Tuesday, October 1, 2013
Freshness should inject camp with intrigue
By Chris Forsberg
Boston Celtics president of basketball operations Danny Ainge and first-year coach Brad Stevens were not being competitively coy this summer when they shrugged their shoulders upon being asked about topics like the team's potential starting lineup, rotations, and even overall expectations. How in the world could they answer those questions without actually seeing this overhauled team on the floor?
They'll get that opportunity Tuesday with the first of three days of workouts on the campus of Salve Regina University to start training camp. Sure, Boston has held informal workouts for much of the summer, but even as players trickled back to the area, there's only so much you can gauge from individual workouts or 3-on-3 games.
Now, even with lingering logjams at shooting guard and power forward, and with Rajon Rondo and Jared Sullinger still rehabbing from February surgeries, the Celtics will get a better idea of exactly what they've got this week and can finally start drafting a road map to where they want to be.
"[The start of camp] gives me a sense of excitement," said Ainge. "I’m anxious to see how the competition goes and how the combinations work together. I’m very excited about this year. I think it’s going to be a lot of fun. I think we’re going to have great energy. I honestly don’t know who the starting 5 will be or who the second 5 will be or any of those things. I’m very confident that we’re going to have some pretty good competition. We have a deep team, but how they all fit together, I just don’t know yet."
Ainge has admitted the roster isn't the perfect blend of players, particularly at those traffic-jammed positions where skill sets overlap and will make it difficult on Stevens to determine roles and divide playing time early on. Ainge also acknowledges that few trades happen this time of year and the Celtics have to figure out what they have before they start shuffling pieces later in the year (and especially next summer).
Ainge knows everyone expects his team to struggle and understands that a very real possibility. But until he sees this team in camp, he can't gauge what is reasonable expectations.
"I honestly don’t know what my expectations are yet. I need to see this team play together," said Ainge. "We have a brand new coaching staff that’s never worked together, we have a [new] group of guys, we have a little bit of a logjam at the four and the five, and a little bit of a logjam at the two... There’s so many questions that Brad has to figure out through training camp and exhibition season and probably through the course of the season. I don’t say patience. I’m excited about it. I expect those guys to play hard every night. We’ll figure it out as the year goes on."
For his part, Stevens has fielded plenty of questions about whether Boston might struggle in his first season, potentially exposing the first-year coach to more losing than he saw his entire time at Butler. But he's not worried about results at the moment.
"My job is to coach basketball and coach the team. The team’s job is to play to their highest level," said Stevens. "Part of coaching a team is to find strengths and putting [players] into position to use those strengths. I don’t get too emotionally worried about results one way or another. I’m a competitive guy. My goal from a coaching perspective is to get these guys in position to have as much success as possible as soon as possible. That’s going to be our task every single day.

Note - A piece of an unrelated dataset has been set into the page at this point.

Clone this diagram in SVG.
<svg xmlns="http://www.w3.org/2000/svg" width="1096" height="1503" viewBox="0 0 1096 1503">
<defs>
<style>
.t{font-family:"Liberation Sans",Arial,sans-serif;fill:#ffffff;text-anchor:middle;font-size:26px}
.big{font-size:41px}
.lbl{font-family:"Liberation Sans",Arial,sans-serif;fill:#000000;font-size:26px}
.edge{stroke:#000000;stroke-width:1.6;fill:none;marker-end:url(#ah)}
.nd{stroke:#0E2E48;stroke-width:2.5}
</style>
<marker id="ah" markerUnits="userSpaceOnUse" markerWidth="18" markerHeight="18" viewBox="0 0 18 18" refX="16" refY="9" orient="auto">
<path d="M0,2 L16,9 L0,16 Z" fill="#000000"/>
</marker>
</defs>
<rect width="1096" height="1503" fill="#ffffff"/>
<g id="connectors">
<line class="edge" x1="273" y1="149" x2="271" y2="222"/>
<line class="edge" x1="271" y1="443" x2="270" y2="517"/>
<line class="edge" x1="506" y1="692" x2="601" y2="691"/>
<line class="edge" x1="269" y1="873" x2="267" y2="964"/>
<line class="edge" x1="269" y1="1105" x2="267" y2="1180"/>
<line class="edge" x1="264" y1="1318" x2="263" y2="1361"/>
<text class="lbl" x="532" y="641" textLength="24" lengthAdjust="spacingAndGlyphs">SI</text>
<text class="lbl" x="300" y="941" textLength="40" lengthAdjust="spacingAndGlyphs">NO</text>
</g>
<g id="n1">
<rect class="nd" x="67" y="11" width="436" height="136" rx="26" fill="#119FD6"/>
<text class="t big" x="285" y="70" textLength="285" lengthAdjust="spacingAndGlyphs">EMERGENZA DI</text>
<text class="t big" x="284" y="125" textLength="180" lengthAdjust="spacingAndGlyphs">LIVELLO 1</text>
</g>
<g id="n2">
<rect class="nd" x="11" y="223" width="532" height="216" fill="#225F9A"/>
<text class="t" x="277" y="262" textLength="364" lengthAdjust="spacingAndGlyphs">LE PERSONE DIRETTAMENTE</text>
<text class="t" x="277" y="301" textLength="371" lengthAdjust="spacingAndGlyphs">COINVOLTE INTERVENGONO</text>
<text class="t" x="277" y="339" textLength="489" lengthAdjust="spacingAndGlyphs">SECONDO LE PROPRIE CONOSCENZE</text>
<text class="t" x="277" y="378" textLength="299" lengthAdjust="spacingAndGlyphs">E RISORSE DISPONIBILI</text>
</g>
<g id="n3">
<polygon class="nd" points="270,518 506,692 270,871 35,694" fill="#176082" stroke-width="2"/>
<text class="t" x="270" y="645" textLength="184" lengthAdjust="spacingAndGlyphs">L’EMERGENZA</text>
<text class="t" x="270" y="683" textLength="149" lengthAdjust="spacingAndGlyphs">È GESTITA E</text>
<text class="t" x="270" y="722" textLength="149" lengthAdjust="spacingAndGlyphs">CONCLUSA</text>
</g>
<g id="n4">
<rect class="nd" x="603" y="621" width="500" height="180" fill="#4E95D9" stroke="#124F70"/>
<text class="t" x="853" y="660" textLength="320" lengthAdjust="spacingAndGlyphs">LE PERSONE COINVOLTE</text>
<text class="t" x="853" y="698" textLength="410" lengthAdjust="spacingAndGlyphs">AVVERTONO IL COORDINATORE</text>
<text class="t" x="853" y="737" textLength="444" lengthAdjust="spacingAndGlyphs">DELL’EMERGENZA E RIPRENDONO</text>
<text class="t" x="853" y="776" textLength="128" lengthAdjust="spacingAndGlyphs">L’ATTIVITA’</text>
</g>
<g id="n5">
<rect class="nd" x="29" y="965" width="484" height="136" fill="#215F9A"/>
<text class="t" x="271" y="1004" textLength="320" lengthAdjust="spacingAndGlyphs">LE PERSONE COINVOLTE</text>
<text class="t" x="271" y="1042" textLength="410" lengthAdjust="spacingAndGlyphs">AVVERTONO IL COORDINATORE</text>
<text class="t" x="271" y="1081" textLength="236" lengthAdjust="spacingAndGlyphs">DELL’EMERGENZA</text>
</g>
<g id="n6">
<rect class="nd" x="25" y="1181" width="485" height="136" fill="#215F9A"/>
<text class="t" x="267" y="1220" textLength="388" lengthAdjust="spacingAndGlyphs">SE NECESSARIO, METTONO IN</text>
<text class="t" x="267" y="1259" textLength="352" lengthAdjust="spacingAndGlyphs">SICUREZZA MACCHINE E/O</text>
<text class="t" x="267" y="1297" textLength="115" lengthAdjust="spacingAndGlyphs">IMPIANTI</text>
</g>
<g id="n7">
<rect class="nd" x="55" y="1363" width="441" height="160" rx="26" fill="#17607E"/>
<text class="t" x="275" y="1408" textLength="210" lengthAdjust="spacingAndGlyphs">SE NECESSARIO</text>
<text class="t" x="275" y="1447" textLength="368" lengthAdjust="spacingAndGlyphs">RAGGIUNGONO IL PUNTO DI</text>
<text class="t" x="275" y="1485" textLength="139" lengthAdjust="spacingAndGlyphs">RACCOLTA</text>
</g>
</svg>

"To do that as a team, No. 1, we’re going to have to come together because it’s a new team, it’s a new group of guys, and share a common goal, and that common goal has got to be that we can be the best we can be today, get better and then keep getting better and better and try to be as good as we can by the first game and the next game and just do it as a day-by-day, step-by-step process."
Tuesday's practice is Step 1 and might start helping answering all the questions surrounding this team.
One thing is certain: Things will be different this year and that's not necessarily a bad thing. For the past six seasons, a veteran roster entered camp with a familiar look and a singular goal. Most everything is new this season and it should inject some life into camp.